Leave out the pictures and repeat the rest of the material exactly.

------ GIVEN MATERIAL

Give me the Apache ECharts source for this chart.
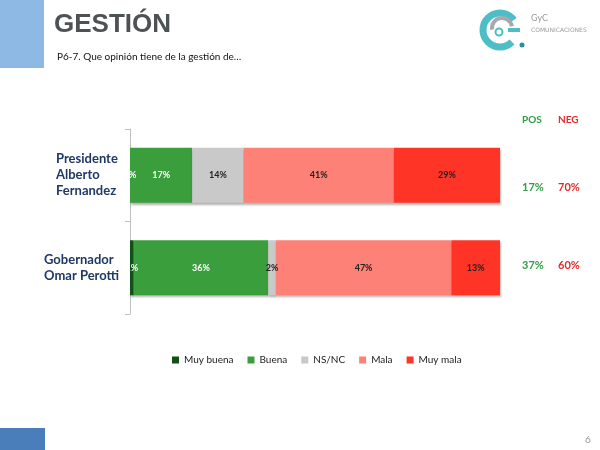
<!DOCTYPE html>
<html>
<head>
<meta charset="utf-8">
<script src="https://cdn.jsdelivr.net/npm/echarts@6/dist/echarts.min.js"></script>
<style>
  html, body { margin: 0; padding: 0; background: #fff; }
  #main { width: 600px; height: 450px; }
</style>
</head>
<body>
<div id="main"></div>
<script>
// ===== 数据 =====
const categories = ["Presidente\nAlberto\nFernandez", "Gobernador\nOmar Perotti"];
const seriesNames = ["Muy buena", "Buena", "NS/NC", "Mala", "Muy mala"];
const muyBuena = [0, 1];
const buena = [17, 36];
const nsnc = [14, 2];
const mala = [41, 47];
const muyMala = [29, 13];
const posVals = [17, 37];
const negVals = [70, 60];

const colors = ["#12501a", "#3a9e3c", "#c9c9c9", "#fd8176", "#fe3426"];
const labelColors = ["#fff", "#fff", "#222", "#222", "#222"];

// 100% apilado: cada fila se normaliza a su total
const rows = [muyBuena, buena, nsnc, mala, muyMala];
const totals = categories.map((_, i) => rows.reduce((s, r) => s + r[i], 0));

const chart = echarts.init(document.getElementById("main"));

const series = rows.map((r, k) => ({
    name: seriesNames[k],
    type: "bar",
    stack: "total",
    barWidth: 55,
    data: r.map((v, i) => ({ value: v / totals[i] * 100, raw: v })),
    itemStyle: {
        color: colors[k],
        shadowColor: "rgba(0,0,0,0.3)",
        shadowBlur: 2,
        shadowOffsetX: 1,
        shadowOffsetY: 2
    },
    label: {
        show: true,
        position: "inside",
        formatter: p => p.data.raw + "%",
        color: labelColors[k],
        fontFamily: "Lato",
        fontWeight: "bold",
        fontSize: 9
    }
}));

const posNegText = [];
const rowY = [189, 267];
posNegText.push(
    { type: "text", left: 522, top: 115, style: { text: "POS", fill: "#2e9e44", font: "bold 10px Lato" } },
    { type: "text", left: 558, top: 115, style: { text: "NEG", fill: "#e8282a", font: "bold 10px Lato" } }
);
posVals.forEach((v, i) => {
    posNegText.push({ type: "text", left: 522, top: rowY[i] - 7, style: { text: v + "%", fill: "#2e9e44", font: "bold 11px Lato" } });
    posNegText.push({ type: "text", left: 558, top: rowY[i] - 7, style: { text: negVals[i] + "%", fill: "#e8282a", font: "bold 11px Lato" } });
});

chart.setOption({
    animation: false,
    title: [{
        text: "GESTIÓN",
        left: 49,
        top: 7,
        textStyle: { fontFamily: "Liberation Sans", fontWeight: "bold", fontSize: 26, color: "#4d5354" }
    }, {
        text: "P6-7. Que opinión tiene de la gestión de…",
        left: 52,
        top: 47,
        textStyle: { fontFamily: "Lato", fontWeight: "normal", fontSize: 10, color: "#111" }
    }],
    legend: {
        data: seriesNames,
        top: 350,
        left: 167,
        icon: "rect",
        itemWidth: 7,
        itemHeight: 7,
        itemGap: 14,
        textStyle: { fontFamily: "Lato", fontSize: 10, color: "#222" }
    },
    grid: { left: 130, right: 100, top: 129, bottom: 136 },
    xAxis: {
        type: "value",
        min: 0,
        max: 100,
        show: false
    },
    yAxis: {
        type: "category",
        inverse: true,
        data: categories,
        axisLine: { show: true, lineStyle: { color: "#bfbfbf" } },
        axisTick: { show: true, length: 5, lineStyle: { color: "#bfbfbf" } },
        axisLabel: {
            margin: 12,
            formatter: (v, i) => v.split("\n").map(l => `{${i === 0 ? "p" : "g"}|${l}}`).join("\n"),
            rich: {
                p: { width: 62, align: "left", fontFamily: "Lato", fontWeight: "bold", fontSize: 13, lineHeight: 16, color: "#1f3864" },
                g: { width: 74, align: "left", fontFamily: "Lato", fontWeight: "bold", fontSize: 13, lineHeight: 16, color: "#1f3864" }
            }
        }
    },
    graphic: [
        // barras azules de la plantilla
        { type: "rect", shape: { x: 0, y: 0, width: 44, height: 68 }, style: { fill: "#8db9e4" } },
        { type: "rect", shape: { x: 0, y: 428, width: 45, height: 22 }, style: { fill: "#4a7ebb" } },
        { type: "text", left: 585, top: 435, style: { text: "6", fill: "#999", font: "10px Lato" } },
        // logo GyC (aproximado)
        { type: "arc", shape: { cx: 500, cy: 30, r: 17, startAngle: Math.PI * 0.25, endAngle: Math.PI * 1.8 }, style: { stroke: "#4dbdc6", lineWidth: 7, fill: null } },
        { type: "arc", shape: { cx: 502, cy: 28, r: 10, startAngle: Math.PI * 0.95, endAngle: Math.PI * 1.95 }, style: { stroke: "#a7a9ac", lineWidth: 4, fill: null } },
        { type: "circle", shape: { cx: 499, cy: 32, r: 3.5 }, style: { stroke: "#4dbdc6", lineWidth: 2, fill: "#fff" } },
        { type: "rect", shape: { x: 508, y: 28, width: 12, height: 4 }, style: { fill: "#4dbdc6" } },
        { type: "circle", shape: { cx: 522, cy: 45, r: 2.5 }, style: { fill: "#2a8fa0" } },
        { type: "text", left: 531, top: 14, style: { text: "GyC", fill: "#9a9c9f", font: "9px Lato" } },
        { type: "text", left: 531, top: 27, style: { text: "COMUNICACIONES", fill: "#9a9c9f", font: "6px 'DejaVu Sans'" } }
    ].concat(posNegText),
    series
});
</script>
</body>
</html>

------------

» THE OUTPUT
Give me the Apache ECharts source for this chart.
<!DOCTYPE html>
<html>
<head>
<meta charset="utf-8">
<script src="https://cdn.jsdelivr.net/npm/echarts@6/dist/echarts.min.js"></script>
<style>
  html, body { margin: 0; padding: 0; background: #fff; }
  #main { width: 600px; height: 450px; }
</style>
</head>
<body>
<div id="main"></div>
<script>
// ===== 数据 =====
const categories = ["Presidente\nAlberto\nFernandez", "Gobernador\nOmar Perotti"];
const seriesNames = ["Muy buena", "Buena", "NS/NC", "Mala", "Muy mala"];
const muyBuena = [0, 1];
const buena = [17, 36];
const nsnc = [14, 2];
const mala = [41, 47];
const muyMala = [29, 13];
const posVals = [17, 37];
const negVals = [70, 60];

const colors = ["#12501a", "#3a9e3c", "#c9c9c9", "#fd8176", "#fe3426"];
const labelColors = ["#fff", "#fff", "#222", "#222", "#222"];

// 100% apilado: cada fila se normaliza a su total
const rows = [muyBuena, buena, nsnc, mala, muyMala];
const totals = categories.map((_, i) => rows.reduce((s, r) => s + r[i], 0));

const chart = echarts.init(document.getElementById("main"));

const series = rows.map((r, k) => ({
    name: seriesNames[k],
    type: "bar",
    stack: "total",
    barWidth: 55,
    data: r.map((v, i) => ({ value: v / totals[i] * 100, raw: v })),
    itemStyle: {
        color: colors[k],
        shadowColor: "rgba(0,0,0,0.3)",
        shadowBlur: 2,
        shadowOffsetX: 1,
        shadowOffsetY: 2
    },
    label: {
        show: true,
        position: "inside",
        formatter: p => p.data.raw + "%",
        color: labelColors[k],
        fontFamily: "Lato",
        fontWeight: "bold",
        fontSize: 9
    }
}));

const posNegText = [];
const rowY = [189, 267];
posNegText.push(
    { type: "text", left: 522, top: 115, style: { text: "POS", fill: "#2e9e44", font: "bold 10px Lato" } },
    { type: "text", left: 558, top: 115, style: { text: "NEG", fill: "#e8282a", font: "bold 10px Lato" } }
);
posVals.forEach((v, i) => {
    posNegText.push({ type: "text", left: 522, top: rowY[i] - 7, style: { text: v + "%", fill: "#2e9e44", font: "bold 11px Lato" } });
    posNegText.push({ type: "text", left: 558, top: rowY[i] - 7, style: { text: negVals[i] + "%", fill: "#e8282a", font: "bold 11px Lato" } });
});

chart.setOption({
    animation: false,
    title: [{
        text: "GESTIÓN",
        left: 49,
        top: 7,
        textStyle: { fontFamily: "Liberation Sans", fontWeight: "bold", fontSize: 26, color: "#4d5354" }
    }, {
        text: "P6-7. Que opinión tiene de la gestión de…",
        left: 52,
        top: 47,
        textStyle: { fontFamily: "Lato", fontWeight: "normal", fontSize: 10, color: "#111" }
    }],
    legend: {
        data: seriesNames,
        top: 350,
        left: 167,
        icon: "rect",
        itemWidth: 7,
        itemHeight: 7,
        itemGap: 14,
        textStyle: { fontFamily: "Lato", fontSize: 10, color: "#222" }
    },
    grid: { left: 130, right: 100, top: 129, bottom: 136 },
    xAxis: {
        type: "value",
        min: 0,
        max: 100,
        show: false
    },
    yAxis: {
        type: "category",
        inverse: true,
        data: categories,
        axisLine: { show: true, lineStyle: { color: "#bfbfbf" } },
        axisTick: { show: true, length: 5, lineStyle: { color: "#bfbfbf" } },
        axisLabel: {
            margin: 12,
            formatter: (v, i) => v.split("\n").map(l => `{${i === 0 ? "p" : "g"}|${l}}`).join("\n"),
            rich: {
                p: { width: 62, align: "left", fontFamily: "Lato", fontWeight: "bold", fontSize: 13, lineHeight: 16, color: "#1f3864" },
                g: { width: 74, align: "left", fontFamily: "Lato", fontWeight: "bold", fontSize: 13, lineHeight: 16, color: "#1f3864" }
            }
        }
    },
    graphic: [
        // barras azules de la plantilla
        { type: "rect", shape: { x: 0, y: 0, width: 44, height: 68 }, style: { fill: "#8db9e4" } },
        { type: "rect", shape: { x: 0, y: 428, width: 45, height: 22 }, style: { fill: "#4a7ebb" } },
        { type: "text", left: 585, top: 435, style: { text: "6", fill: "#999", font: "10px Lato" } },
        // logo GyC (aproximado)
        { type: "arc", shape: { cx: 500, cy: 30, r: 17, startAngle: Math.PI * 0.25, endAngle: Math.PI * 1.8 }, style: { stroke: "#4dbdc6", lineWidth: 7, fill: null } },
        { type: "arc", shape: { cx: 502, cy: 28, r: 10, startAngle: Math.PI * 0.95, endAngle: Math.PI * 1.95 }, style: { stroke: "#a7a9ac", lineWidth: 4, fill: null } },
        { type: "circle", shape: { cx: 499, cy: 32, r: 3.5 }, style: { stroke: "#4dbdc6", lineWidth: 2, fill: "#fff" } },
        { type: "rect", shape: { x: 508, y: 28, width: 12, height: 4 }, style: { fill: "#4dbdc6" } },
        { type: "circle", shape: { cx: 522, cy: 45, r: 2.5 }, style: { fill: "#2a8fa0" } },
        { type: "text", left: 531, top: 14, style: { text: "GyC", fill: "#9a9c9f", font: "9px Lato" } },
        { type: "text", left: 531, top: 27, style: { text: "COMUNICACIONES", fill: "#9a9c9f", font: "6px 'DejaVu Sans'" } }
    ].concat(posNegText),
    series
});
</script>
</body>
</html>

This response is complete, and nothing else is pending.